No, these ‘charge-for-doing-nothing’ financial planners are not professionals. They’re making money at the expense of those they’re meant to be serving. The villain here isn’t the commission. The villain is the self-proclaimed professional who takes fees for doing nothing year in, year out, from an apathetic client base that they probably don’t even know.
Australians hate it when someone else makes money at their expense.
Swings and roundabouts
There’s another group of self-proclaimed financial planner professionals that aren’t particularly dissimilar to this first group of ‘charge-for-doing-nothing’ planners.
One of my earliest (and short-lived) clients said to me, “Jim, it’s best we get paid based on a percentage of their assets, because when their balances go down, so too do our revenues. That means we also feel their pain and therefore are equally motivated to get those balances back up again as quick as possible”. Imagine surgeons had the same proposition as this product-oriented planner – would they give themselves a swift upper-cut when the patient’s blood starts to drip onto the operating table?
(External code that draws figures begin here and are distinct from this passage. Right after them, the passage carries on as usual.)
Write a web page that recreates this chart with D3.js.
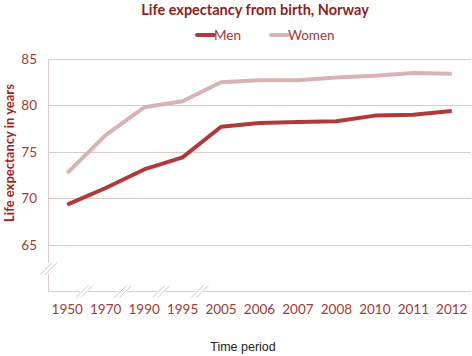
<!DOCTYPE html>
<html>
<head>
<meta charset="utf-8">
<script src="https://cdn.jsdelivr.net/npm/d3@7"></script>
<style>
  body { margin: 0; background: #fff; }
  text { font-family: Lato, "Open Sans", sans-serif; }
</style>
</head>
<body>
<div id="chart"></div>
<script>
const periods = ["1950", "1970", "1990", "1995", "2005", "2006", "2007", "2008", "2010", "2011", "2012"];
const men = [69.3, 71.1, 73.1, 74.4, 77.7, 78.1, 78.2, 78.3, 78.9, 79.0, 79.4];
const women = [72.7, 76.8, 79.8, 80.45, 82.5, 82.7, 82.7, 83.0, 83.2, 83.5, 83.4];
const yTicks = [65, 70, 75, 80, 85];
// categories followed by an axis break
const breakAfter = ["1950", "1970", "1990", "1995"];

const width = 472, height = 356;
const margin = { top: 59, right: 1, bottom: 65, left: 48 };
const textColor = "#a33a36";

const svg = d3.select("#chart").append("svg")
  .attr("width", width)
  .attr("height", height);

const x = d3.scaleBand()
  .domain(periods)
  .range([margin.left, width - margin.right]);

const y = d3.scaleLinear()
  .domain([60, 85])
  .range([height - margin.bottom, margin.top]);

const cx = d => x(d) + x.bandwidth() / 2;

// gridlines
svg.append("g")
  .selectAll("line")
  .data(yTicks)
  .join("line")
  .attr("x1", margin.left)
  .attr("x2", width - margin.right)
  .attr("y1", d => Math.round(y(d)) + 0.5)
  .attr("y2", d => Math.round(y(d)) + 0.5)
  .attr("stroke", "#e3c9c9")
  .attr("stroke-width", 1);

// axes
const x0 = margin.left + 0.5;
const yBottom = Math.round(y(60)) + 0.5;
svg.append("line")
  .attr("x1", x0).attr("x2", x0)
  .attr("y1", y(85)).attr("y2", yBottom)
  .attr("stroke", "#e3c9c9");
svg.append("line")
  .attr("x1", margin.left).attr("x2", width - margin.right)
  .attr("y1", yBottom).attr("y2", yBottom)
  .attr("stroke", "#e3c9c9");

// break marks
function drawBreak(px, py) {
  const g = svg.append("g").attr("transform", `translate(${px},${py})`);
  g.append("polygon")
    .attr("points", "-7,5 -1,-6 7,-6 1,5")
    .attr("fill", "#fff");
  [-2.5, 2.5].forEach(o => {
    g.append("line")
      .attr("x1", -6 + o).attr("y1", 6)
      .attr("x2", 6 + o).attr("y2", -6)
      .attr("stroke", "#c8c8c8")
      .attr("stroke-width", 1);
  });
}
drawBreak(x0, y(62.4));
breakAfter.forEach(p => drawBreak(x(p) + x.bandwidth() - 2, yBottom));

// y tick labels
svg.append("g")
  .selectAll("text")
  .data(yTicks)
  .join("text")
  .attr("x", 37)
  .attr("y", d => y(d) + 5)
  .attr("text-anchor", "end")
  .attr("font-size", "13.5px")
  .attr("fill", textColor)
  .text(d => d);

// x tick labels
svg.append("g")
  .selectAll("text")
  .data(periods)
  .join("text")
  .attr("x", d => cx(d))
  .attr("y", 314)
  .attr("text-anchor", "middle")
  .attr("font-size", "13.5px")
  .attr("fill", textColor)
  .text(d => d);

// lines
const line = d3.line()
  .x((d, i) => cx(periods[i]))
  .y(d => y(d));

const series = [
  { name: "Men", values: men, color: "#b03a3a" },
  { name: "Women", values: women, color: "#d7b3b3" }
];

svg.append("g")
  .selectAll("path")
  .data(series)
  .join("path")
  .attr("d", d => line(d.values))
  .attr("fill", "none")
  .attr("stroke", d => d.color)
  .attr("stroke-width", 4)
  .attr("stroke-linejoin", "round");

// title
svg.append("text")
  .attr("x", 255)
  .attr("y", 15)
  .attr("text-anchor", "middle")
  .attr("font-size", "14.5px")
  .attr("font-weight", "bold")
  .attr("fill", "#8e1f1c")
  .text("Life expectancy from birth, Norway");

// legend
const legendX = [197, 271];
series.forEach((s, i) => {
  const lg = svg.append("g").attr("transform", `translate(${legendX[i]}, 35)`);
  lg.append("line")
    .attr("x1", 0).attr("x2", 17)
    .attr("stroke", s.color)
    .attr("stroke-width", 4)
    .attr("stroke-linecap", "round");
  lg.append("text")
    .attr("x", 17)
    .attr("y", 5)
    .attr("font-size", "13.5px")
    .attr("fill", textColor)
    .text(s.name);
});

// y axis title
svg.append("text")
  .attr("transform", `translate(14, 153) rotate(-90)`)
  .attr("text-anchor", "middle")
  .attr("font-size", "13px")
  .attr("font-weight", "bold")
  .attr("fill", "#a01f1c")
  .text("Life expectancy in years");

// x axis title
svg.append("text")
  .attr("x", 243)
  .attr("y", 351)
  .style("font-family", "'Liberation Sans', Arial, sans-serif")
  .attr("text-anchor", "middle")
  .attr("font-size", "12.5px")
  .attr("fill", "#222")
  .text("Time period");
</script>
</body>
</html>
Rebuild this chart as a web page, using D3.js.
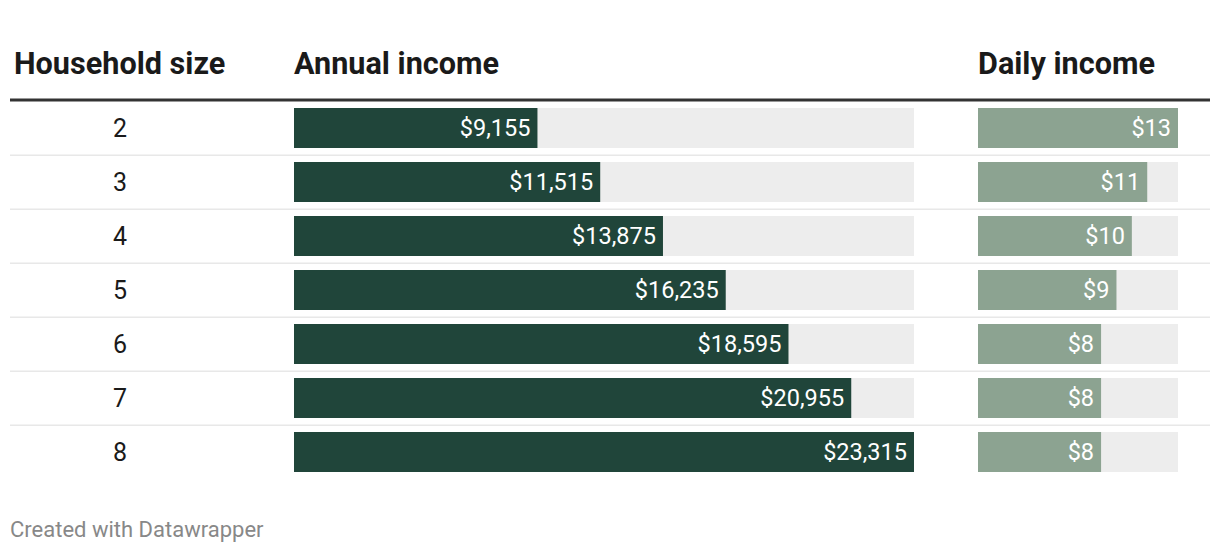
<!DOCTYPE html>
<html>
<head>
<meta charset="utf-8">
<script src="https://cdn.jsdelivr.net/npm/d3@7"></script>
<style>
  body { margin: 0; background: #fff; }
  svg { display: block; font-family: Roboto, sans-serif; }
</style>
</head>
<body>
<div id="chart"></div>
<script>
//Data
const householdSizes = ['2', '3', '4', '5', '6', '7', '8'];
const annualIncome = [9155, 11515, 13875, 16235, 18595, 20955, 23315];
const dailyIncome = [13, 11, 10, 9, 8, 8, 8];
const headers = ['Household size', 'Annual income', 'Daily income'];

const rows = householdSizes.map((s, i) => {
    return { size: s, annual: annualIncome[i], daily: dailyIncome[i] };
});

//General config
const width = 1220;
const height = 554;
const fmtAnnual = d3.format('$,');
const fmtDaily = d => '$' + d;

//Scales
const y = d3.scaleBand().domain(householdSizes).range([101, 101 + 54 * householdSizes.length]).padding(0);
const xAnnual = d3.scaleLinear().domain([0, d3.max(annualIncome)]).range([294, 914]);
const xDaily = d3.scaleLinear().domain([0, d3.max(dailyIncome)]).range([978, 1178]);
const barOffset = 7;
const barHeight = 40;

const svg = d3.select('#chart').append('svg')
    .attr('width', width)
    .attr('height', height);

//Headers
svg.selectAll('.header')
    .data(headers)
    .enter()
    .append('text')
    .attr('class', 'header')
    .attr('x', (d, i) => [14, 294, 978][i])
    .attr('y', 74)
    .attr('font-size', 30.6)
    .attr('font-weight', 700)
    .attr('fill', '#1a1a1a')
    .text(d => d);

svg.append('rect')
    .attr('x', 10)
    .attr('y', 98.5)
    .attr('width', 1200)
    .attr('height', 3)
    .attr('fill', '#333');

//Row separators
svg.selectAll('.sep')
    .data(rows.slice(0, -1))
    .enter()
    .append('rect')
    .attr('class', 'sep')
    .attr('x', 10)
    .attr('y', d => y(d.size) + y.bandwidth() - 0.5)
    .attr('width', 1200)
    .attr('height', 1.5)
    .attr('fill', '#e8e8e8');

const row = svg.selectAll('.row')
    .data(rows)
    .enter()
    .append('g')
    .attr('class', 'row');

//Household size
row.append('text')
    .attr('x', 120)
    .attr('y', d => y(d.size) + barOffset + barHeight / 2)
    .attr('dy', '0.35em')
    .attr('text-anchor', 'middle')
    .attr('font-size', 25)
    .attr('fill', '#1a1a1a')
    .text(d => d.size);

//Annual bars
row.append('rect')
    .attr('x', xAnnual(0))
    .attr('y', d => y(d.size) + barOffset)
    .attr('width', xAnnual.range()[1] - xAnnual.range()[0])
    .attr('height', barHeight)
    .attr('fill', '#ededed');

row.append('rect')
    .attr('x', xAnnual(0))
    .attr('y', d => y(d.size) + barOffset)
    .attr('width', d => xAnnual(d.annual) - xAnnual(0))
    .attr('height', barHeight)
    .attr('fill', '#20453a');

row.append('text')
    .attr('x', d => xAnnual(d.annual) - 7)
    .attr('y', d => y(d.size) + barOffset + barHeight / 2)
    .attr('dy', '0.35em')
    .attr('text-anchor', 'end')
    .attr('font-size', 23.5)
    .attr('fill', '#fff')
    .text(d => fmtAnnual(d.annual));

//Daily bars
row.append('rect')
    .attr('x', xDaily(0))
    .attr('y', d => y(d.size) + barOffset)
    .attr('width', xDaily.range()[1] - xDaily.range()[0])
    .attr('height', barHeight)
    .attr('fill', '#ededed');

row.append('rect')
    .attr('x', xDaily(0))
    .attr('y', d => y(d.size) + barOffset)
    .attr('width', d => xDaily(d.daily) - xDaily(0))
    .attr('height', barHeight)
    .attr('fill', '#8ca391');

row.append('text')
    .attr('x', d => xDaily(d.daily) - 7)
    .attr('y', d => y(d.size) + barOffset + barHeight / 2)
    .attr('dy', '0.35em')
    .attr('text-anchor', 'end')
    .attr('font-size', 23.5)
    .attr('fill', '#fff')
    .text(d => fmtDaily(d.daily));

//Footer
svg.append('text')
    .attr('x', 10)
    .attr('y', 537)
    .attr('font-size', 22)
    .attr('fill', '#888')
    .text('Created with Datawrapper');
</script>
</body>
</html>
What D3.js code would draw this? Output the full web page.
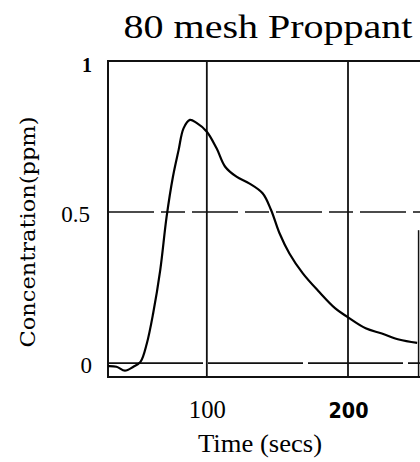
<!DOCTYPE html>
<html>
<head>
<meta charset="utf-8">
<script src="https://cdn.jsdelivr.net/npm/d3@7"></script>
<style>
  body { margin: 0; background: #fff; }
  svg { display: block; }
</style>
</head>
<body>
<div id="chart"></div>
<script>
// values
var timeSecs = [30, 36, 42, 48, 53, 57.5, 62, 67, 71.5, 76, 80, 83.5, 88, 92.5, 100, 107, 113, 121, 130, 139.5, 145.5, 151.5, 158.5, 168, 179.5, 191, 199.5, 212.5, 224, 236, 249];
var concentration = [-0.01, -0.012, -0.025, -0.012, 0.004, 0.065, 0.165, 0.308, 0.484, 0.617, 0.705, 0.777, 0.805, 0.796, 0.766, 0.71, 0.65, 0.617, 0.595, 0.562, 0.507, 0.43, 0.363, 0.297, 0.236, 0.181, 0.153, 0.115, 0.098, 0.078, 0.067];
var xTicks = [100, 200];
var yTicks = [0, 0.5, 1];

var svgWidth = 420;
var svgHeight = 462;

var svg = d3.select("#chart")
  .append("svg")
  .attr("width", svgWidth)
  .attr("height", svgHeight);

var xScale = d3.scaleLinear().domain([30, 251]).range([108, 420]);
var yScale = d3.scaleLinear().domain([-0.046, 1]).range([377, 61]);

var plotTop = yScale(1), plotBottom = yScale(-0.046), plotLeft = xScale(30);

// grid lines
svg.append("g")
  .selectAll("line")
  .data(xTicks)
  .enter()
  .append("line")
  .attr("x1", d => xScale(d))
  .attr("x2", d => xScale(d))
  .attr("y1", plotTop)
  .attr("y2", plotBottom)
  .attr("stroke", "#111")
  .attr("stroke-width", 1.8);

svg.append("line")
  .attr("x1", plotLeft).attr("x2", 420)
  .attr("y1", yScale(0.5)).attr("y2", yScale(0.5))
  .attr("stroke", "#111")
  .attr("stroke-width", 1.5)
  .attr("stroke-dasharray", "46,7,24,7");

svg.append("line")
  .attr("x1", plotLeft).attr("x2", 420)
  .attr("y1", yScale(0)).attr("y2", yScale(0))
  .attr("stroke", "#111")
  .attr("stroke-width", 1.6)
  .attr("stroke-dasharray", "95,5");

// frame
svg.append("path")
  .attr("d", `M420,${plotTop}H${plotLeft}V${plotBottom}H420`)
  .attr("fill", "none")
  .attr("stroke", "#111")
  .attr("stroke-width", 2);

svg.append("line")
  .attr("x1", xScale(250)).attr("x2", xScale(250))
  .attr("y1", yScale(0.44)).attr("y2", plotBottom)
  .attr("stroke", "#111")
  .attr("stroke-width", 1.5);

// curve
var line = d3.line()
  .x((d, i) => xScale(timeSecs[i]))
  .y(d => yScale(d))
  .curve(d3.curveCatmullRom);

svg.append("path")
  .datum(concentration)
  .attr("d", line)
  .attr("fill", "none")
  .attr("stroke", "#000")
  .attr("stroke-width", 2.2);

// axes (labels only, lines drawn above)
var xAxis = d3.axisBottom(xScale).tickValues(xTicks).tickSize(0).tickPadding(0);
var gx = svg.append("g")
  .attr("transform", "translate(0, 418)")
  .call(xAxis);
gx.select(".domain").remove();
gx.selectAll("text")
  .attr("dy", 0)
  .attr("fill", "#000")
  .style("font-family", d => d === 100 ? "Liberation Serif" : "DejaVu Sans")
  .style("font-size", d => d === 100 ? "26px" : "21px")
  .style("font-weight", d => d === 100 ? "normal" : "bold")
  .attr("textLength", d => d === 100 ? 37 : 40)
  .attr("lengthAdjust", "spacingAndGlyphs");

var yAxis = d3.axisLeft(yScale).tickValues(yTicks).tickSize(0)
  .tickFormat(d => d3.format("")(d));
var gy = svg.append("g").call(yAxis);
gy.select(".domain").remove();
gy.selectAll(".tick").attr("transform", null);
gy.selectAll("text")
  .attr("fill", "#000")
  .attr("dy", 0)
  .attr("text-anchor", "end")
  .attr("x", d => d === 0.5 ? 90 : 92)
  .attr("y", d => d === 1 ? 72 : d === 0.5 ? 222 : 373)
  .style("font-family", "Liberation Serif")
  .style("font-size", d => d === 1 ? "20px" : "23px")
  .style("font-weight", d => d === 1 ? "bold" : "normal");

// titles
svg.append("text")
  .attr("x", 268)
  .attr("y", 38)
  .attr("text-anchor", "middle")
  .attr("textLength", 289)
  .attr("lengthAdjust", "spacingAndGlyphs")
  .style("font-family", "Liberation Serif")
  .style("font-size", "33px")
  .text("80 mesh Proppant");

svg.append("text")
  .attr("x", 260)
  .attr("y", 452)
  .attr("text-anchor", "middle")
  .attr("textLength", 124)
  .attr("lengthAdjust", "spacingAndGlyphs")
  .style("font-family", "Liberation Serif")
  .style("font-size", "26px")
  .text("Time (secs)");

svg.append("text")
  .attr("transform", "translate(35, 232) rotate(-90)")
  .attr("text-anchor", "middle")
  .attr("textLength", 231)
  .attr("lengthAdjust", "spacingAndGlyphs")
  .style("font-family", "DejaVu Serif")
  .style("font-size", "20px")
  .text("Concentration(ppm)");
</script>
</body>
</html>
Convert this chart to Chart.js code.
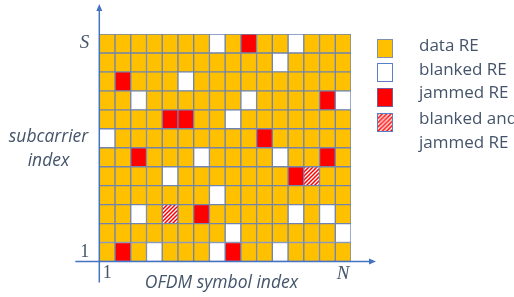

That same adviser used to say his fees were like a farmer’s – ‘swings and roundabouts’ – making money in the good times and losing money in the bad times. I challenged him that the farmer’s margins were explicit, whereas the planner’s margins were hidden, and the farmer’s property size was fixed, whereas the planners FUM was growing (and thus his ongoing percentage commission as well) due to economic conditions beyond the planner’s control.
These ‘swings and roundabouts’ advisers are hopefully dwindling in numbers. They lack the courage to charge for their advice when market conditions are down and they are reaping rewards they don’t deserve in good times. I don’t deny they are owed for their work. I do deny these advisers the title of being a professional due to their lack of courage to properly charge for their advice in tough times rather than reasoning with themselves that they are ‘owed’ the better reward in better times for ‘being there’ in the tough times.
Professionalism
It’s easy to understand why there is such a debate about the financial planning industry becoming a profession. This debate is entirely misplaced and distracting from the real direction we all need to take.
The Financial Planning Association (FPA) would have us believe that you can become a professional by joining the FPA and claim the highest professional advisory designation possible. Professionalism is more than a label or title.
The Association of Financial Advisers National President Jim Taggart recently suggested that the ‘compare the fees’ tactics of David Whiteley and his Industry Superannuation Network has lead to the low confidence among Australian consumers Roy Morgan Research reported in mid October. Taggart believes that Whiteley’s anti-adviser advertisements do nothing for our professionalism.
Meanwhile, a new financial planning division of the National Tax and Accountants Association (NTAA) has recently claimed that they’ll ‘turn the heat up on fee-gouging financial planning groups’. The many (and increasing) vested interest groups are simply using whatever collateral they can as they jockey for space in the thought leadership stakes.
Let’s stop getting distracted by the senseless debate as to whether we are a profession or not. It’s a waste of time. It’s not about the financial scandals (all professions have scandals), the associations we belong to, or the credentials behind our names.
We’ll become the profession we deserve to be just as every other profession has. By building a groundswell of respect from our day to day actions with our clients, doing for them what they would do for themselves if they had the knowledge, the experience, the network and the ability that we have.
This will take time, but we have no other option – there’s no shortcut to becoming a profession.